(Items listed in a dataset)
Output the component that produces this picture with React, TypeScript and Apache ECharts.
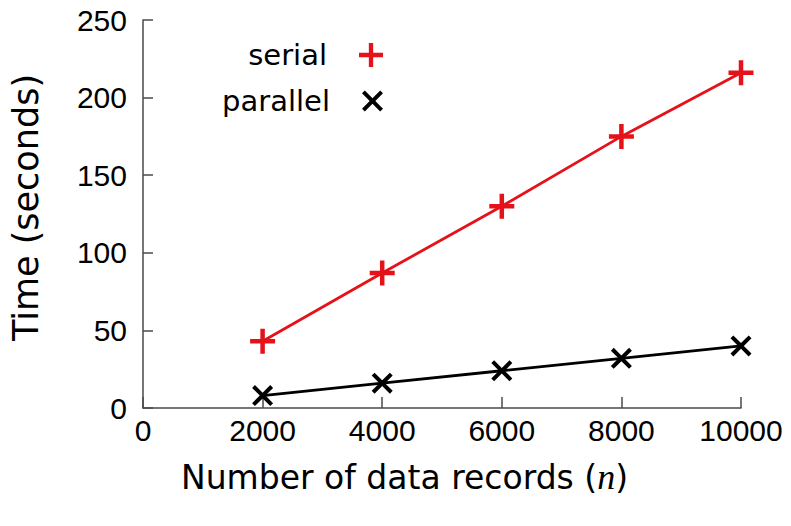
import React, { useEffect, useRef } from "react";
import * as echarts from "echarts";

const recordCounts = [2000, 4000, 6000, 8000, 10000];
const serialTimes = [43, 87, 130, 175, 216];
const parallelTimes = [8, 16, 24, 32, 40];
const seriesNames = ["serial", "parallel"];

const PLUS =
  "path://M8.2,0h3.6v8.2h8.2v3.6h-8.2v8.2h-3.6v-8.2h-8.2v-3.6h8.2z";
const CROSS =
  "path://M0,2.7L2.7,0L10,7.3L17.3,0L20,2.7L12.7,10L20,17.3L17.3,20L10,12.7L2.7,20L0,17.3L7.3,10Z";

const RED = "#e5121a";
const BLACK = "#000000";
const AXIS = "#4a4a4a";
const TICK_FONT = "Liberation Sans, Arial, sans-serif";
const TITLE_FONT = "DejaVu Sans, sans-serif";

export default function App() {
  const ref = useRef<HTMLDivElement>(null);
  useEffect(() => {
    if (!ref.current) return;
    const chart = echarts.init(ref.current, undefined, { renderer: "svg" });
    const legendBase = {
      orient: "vertical" as const,
      align: "right" as const,
      right: 403,
      itemWidth: 24,
      itemHeight: 24,
      textStyle: {
        fontFamily: TITLE_FONT,
        fontSize: 29,
        color: "#000",
        lineHeight: 30,
        padding: [0, 27, 0, 0],
      },
      selectedMode: false,
    };
    chart.setOption({
      animation: false,
      backgroundColor: "#ffffff",
      legend: [
        { ...legendBase, top: 35, data: [{ name: seriesNames[0], icon: PLUS }] },
        { ...legendBase, top: 81, itemWidth: 21, itemHeight: 21, data: [{ name: seriesNames[1], icon: CROSS }] },
      ],
      grid: { left: 141, right: 50, top: 20, bottom: 118, containLabel: false },
      xAxis: {
        type: "value",
        min: 0,
        max: 10000,
        interval: 2000,
        name: "{a|Number of data records (}{b|n}{a|)}",
        nameLocation: "middle",
        nameGap: 51,
        nameTextStyle: {
          padding: [0, 75, 0, 0],
          rich: {
            a: { fontFamily: TITLE_FONT, fontSize: 33, color: "#000" },
            b: { fontFamily: "Liberation Serif, serif", fontStyle: "italic", fontSize: 36, color: "#000" },
          },
        },
        axisLine: { show: true, lineStyle: { color: AXIS, width: 1.5 } },
        axisTick: { show: true, inside: true, length: 11, lineStyle: { color: AXIS, width: 1.5 } },
        axisLabel: {
          fontFamily: TICK_FONT,
          fontSize: 30,
          color: "#000",
          margin: 7,
          formatter: (v: number) => String(v),
        },
        splitLine: { show: false },
      },
      yAxis: {
        type: "value",
        min: 0,
        max: 250,
        interval: 50,
        name: "Time (seconds)",
        nameLocation: "middle",
        nameGap: 100,
        nameTextStyle: {
          fontFamily: TITLE_FONT,
          fontSize: 35,
          color: "#000",
          padding: [0, 0, 0, 13],
        },
        axisLine: { show: true, lineStyle: { color: AXIS, width: 1.5 } },
        axisTick: { show: true, inside: true, length: 10, lineStyle: { color: AXIS, width: 1.5 } },
        axisLabel: {
          fontFamily: TICK_FONT,
          fontSize: 30,
          color: "#000",
          margin: 16,
          formatter: (v: number) => String(v),
        },
        splitLine: { show: false },
      },
      series: [
        {
          name: seriesNames[0],
          type: "line",
          data: recordCounts.map((x, i) => [x, serialTimes[i]]),
          symbol: PLUS,
          symbolSize: 25,
          lineStyle: { color: RED, width: 2.8 },
          itemStyle: { color: RED },
        },
        {
          name: seriesNames[1],
          type: "line",
          data: recordCounts.map((x, i) => [x, parallelTimes[i]]),
          symbol: CROSS,
          symbolSize: 21,
          lineStyle: { color: BLACK, width: 2.8 },
          itemStyle: { color: BLACK },
        },
      ],
    });
    return () => chart.dispose();
  }, []);
  return <div ref={ref} style={{ width: 791, height: 526, margin: -8 }} />;
}
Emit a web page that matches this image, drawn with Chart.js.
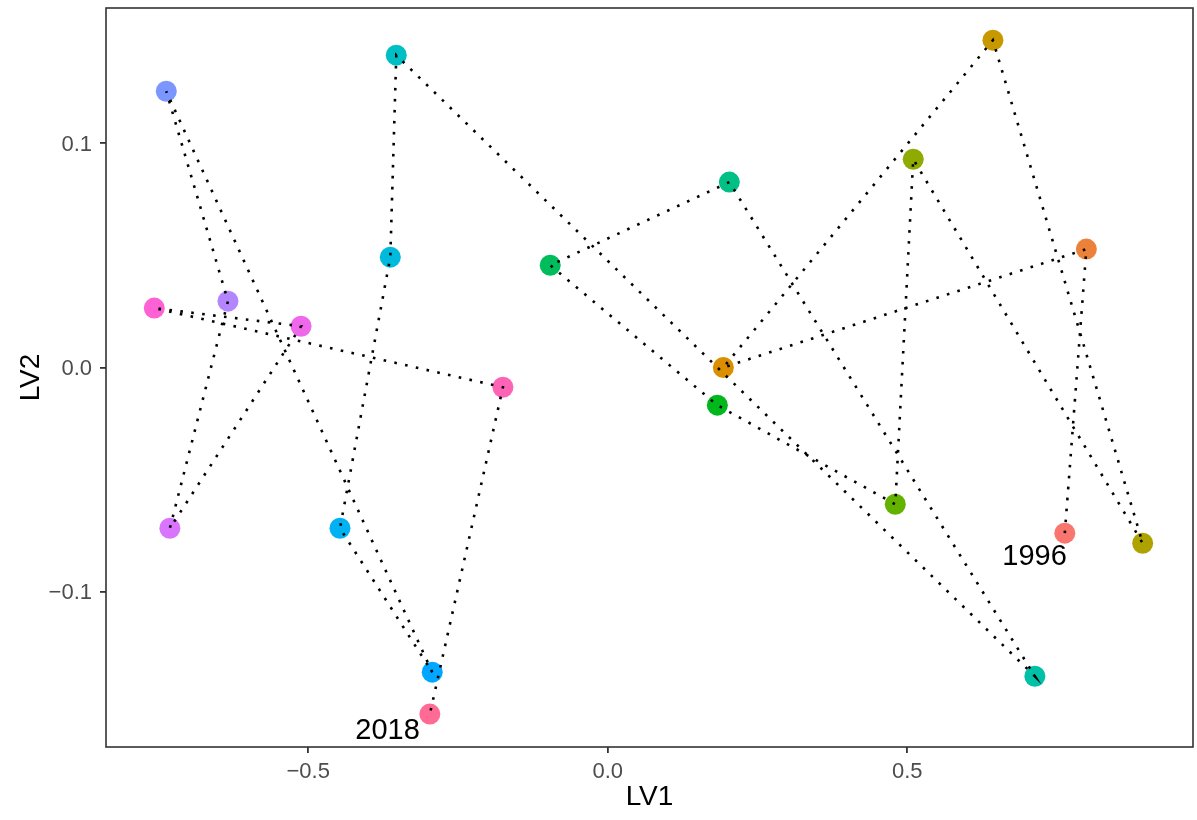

» What you are asked to do
Return all of the entries exactly as written, but drop any pictures they hold.

» Completed task
Output the component that produces this picture with React, TypeScript and Apache ECharts.
import React, { useEffect, useRef } from "react";
import * as echarts from "echarts";

const recordCounts = [2000, 4000, 6000, 8000, 10000];
const serialTimes = [43, 87, 130, 175, 216];
const parallelTimes = [8, 16, 24, 32, 40];
const seriesNames = ["serial", "parallel"];

const PLUS =
  "path://M8.2,0h3.6v8.2h8.2v3.6h-8.2v8.2h-3.6v-8.2h-8.2v-3.6h8.2z";
const CROSS =
  "path://M0,2.7L2.7,0L10,7.3L17.3,0L20,2.7L12.7,10L20,17.3L17.3,20L10,12.7L2.7,20L0,17.3L7.3,10Z";

const RED = "#e5121a";
const BLACK = "#000000";
const AXIS = "#4a4a4a";
const TICK_FONT = "Liberation Sans, Arial, sans-serif";
const TITLE_FONT = "DejaVu Sans, sans-serif";

export default function App() {
  const ref = useRef<HTMLDivElement>(null);
  useEffect(() => {
    if (!ref.current) return;
    const chart = echarts.init(ref.current, undefined, { renderer: "svg" });
    const legendBase = {
      orient: "vertical" as const,
      align: "right" as const,
      right: 403,
      itemWidth: 24,
      itemHeight: 24,
      textStyle: {
        fontFamily: TITLE_FONT,
        fontSize: 29,
        color: "#000",
        lineHeight: 30,
        padding: [0, 27, 0, 0],
      },
      selectedMode: false,
    };
    chart.setOption({
      animation: false,
      backgroundColor: "#ffffff",
      legend: [
        { ...legendBase, top: 35, data: [{ name: seriesNames[0], icon: PLUS }] },
        { ...legendBase, top: 81, itemWidth: 21, itemHeight: 21, data: [{ name: seriesNames[1], icon: CROSS }] },
      ],
      grid: { left: 141, right: 50, top: 20, bottom: 118, containLabel: false },
      xAxis: {
        type: "value",
        min: 0,
        max: 10000,
        interval: 2000,
        name: "{a|Number of data records (}{b|n}{a|)}",
        nameLocation: "middle",
        nameGap: 51,
        nameTextStyle: {
          padding: [0, 75, 0, 0],
          rich: {
            a: { fontFamily: TITLE_FONT, fontSize: 33, color: "#000" },
            b: { fontFamily: "Liberation Serif, serif", fontStyle: "italic", fontSize: 36, color: "#000" },
          },
        },
        axisLine: { show: true, lineStyle: { color: AXIS, width: 1.5 } },
        axisTick: { show: true, inside: true, length: 11, lineStyle: { color: AXIS, width: 1.5 } },
        axisLabel: {
          fontFamily: TICK_FONT,
          fontSize: 30,
          color: "#000",
          margin: 7,
          formatter: (v: number) => String(v),
        },
        splitLine: { show: false },
      },
      yAxis: {
        type: "value",
        min: 0,
        max: 250,
        interval: 50,
        name: "Time (seconds)",
        nameLocation: "middle",
        nameGap: 100,
        nameTextStyle: {
          fontFamily: TITLE_FONT,
          fontSize: 35,
          color: "#000",
          padding: [0, 0, 0, 13],
        },
        axisLine: { show: true, lineStyle: { color: AXIS, width: 1.5 } },
        axisTick: { show: true, inside: true, length: 10, lineStyle: { color: AXIS, width: 1.5 } },
        axisLabel: {
          fontFamily: TICK_FONT,
          fontSize: 30,
          color: "#000",
          margin: 16,
          formatter: (v: number) => String(v),
        },
        splitLine: { show: false },
      },
      series: [
        {
          name: seriesNames[0],
          type: "line",
          data: recordCounts.map((x, i) => [x, serialTimes[i]]),
          symbol: PLUS,
          symbolSize: 25,
          lineStyle: { color: RED, width: 2.8 },
          itemStyle: { color: RED },
        },
        {
          name: seriesNames[1],
          type: "line",
          data: recordCounts.map((x, i) => [x, parallelTimes[i]]),
          symbol: CROSS,
          symbolSize: 21,
          lineStyle: { color: BLACK, width: 2.8 },
          itemStyle: { color: BLACK },
        },
      ],
    });
    return () => chart.dispose();
  }, []);
  return <div ref={ref} style={{ width: 791, height: 526, margin: -8 }} />;
}
Emit a web page that matches this image, drawn with Chart.js.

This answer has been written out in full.